Впрочем, экономисты МВФ делают более сложные, хотя и осторожные выводы. Так, рынки более или менее эффективно оценивают частоту «ошибок» в прогнозировании и при высокой их частоте склонны занижать спрос, стабилизируясь в «нижних» точках возможного равновесия или отвечая на них неожиданной нестабильностью — это делает, например, «пропаганду» роста ВВП и завышение прогнозов занятием как минимум рискованным в среднесрочной перспективе. Еще одно важное наблюдение: «авансы» будущему росту спроса и ВВП как элемент политики имеют смысл только в случае, когда набор источников информации для прогнозирования у экономических игроков и власти один — в противном случае «обучение» рынков происходит быстрее, особенно в развивающихся странах. Если логика Ди Беллы и Григоли верна, избыточный оптимизм или пессимизм денежных властей при игнорировании ими источников информации, дающих основания для политически неприятных (в том числе и плохо обоснованных, но существующих и использующихся инвесторами и влиятельных для населения) прогнозов, должны ухудшать экономическую динамику. Впрочем, расчетов по последнему предположению в работе нет — это, констатируют авторы МВФ, предмет будущих работ.

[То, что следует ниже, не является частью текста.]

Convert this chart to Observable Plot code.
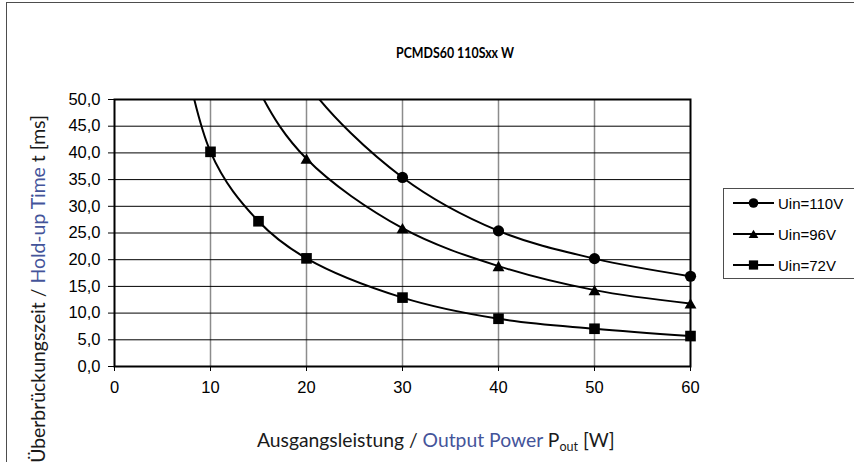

Ценность работы Ди Беллы и Григоли, помимо чисто российских аспектов,— в том, что при околонулевых процентных ставках, ограниченных возможностях для стандартной денежно-кредитной политики и конкурентном технологическом росте (вызывающем у правительств опасения «проиграть гонку», в нынешнем десятилетии — гонку в «индустрии 4.0») «пропаганда роста» выглядит очень соблазнительной и часто обосновывается идеологически. Так, бывший главный экономист МВФ, нынешний руководитель Peterson Institute Оливье Бланшар (Ди Белла и Григоли нередко ссылаются на его работы) и бывший главный экономист Всемирного банка, экс-министр финансов США Ларри Саммерс выпустили вчера в серии публикаций NBER препринт статьи «Переосмысляя экономическую стабилизацию: нужна эволюция или революция?», в которой призывают к «более агрессивной экономической политике». Это практически общее настроение 2018 года для денежных и политических властей стран G7 — и поэтому оценки реальной стоимости агрессивного «воодушевления» экономик становятся актуальнее.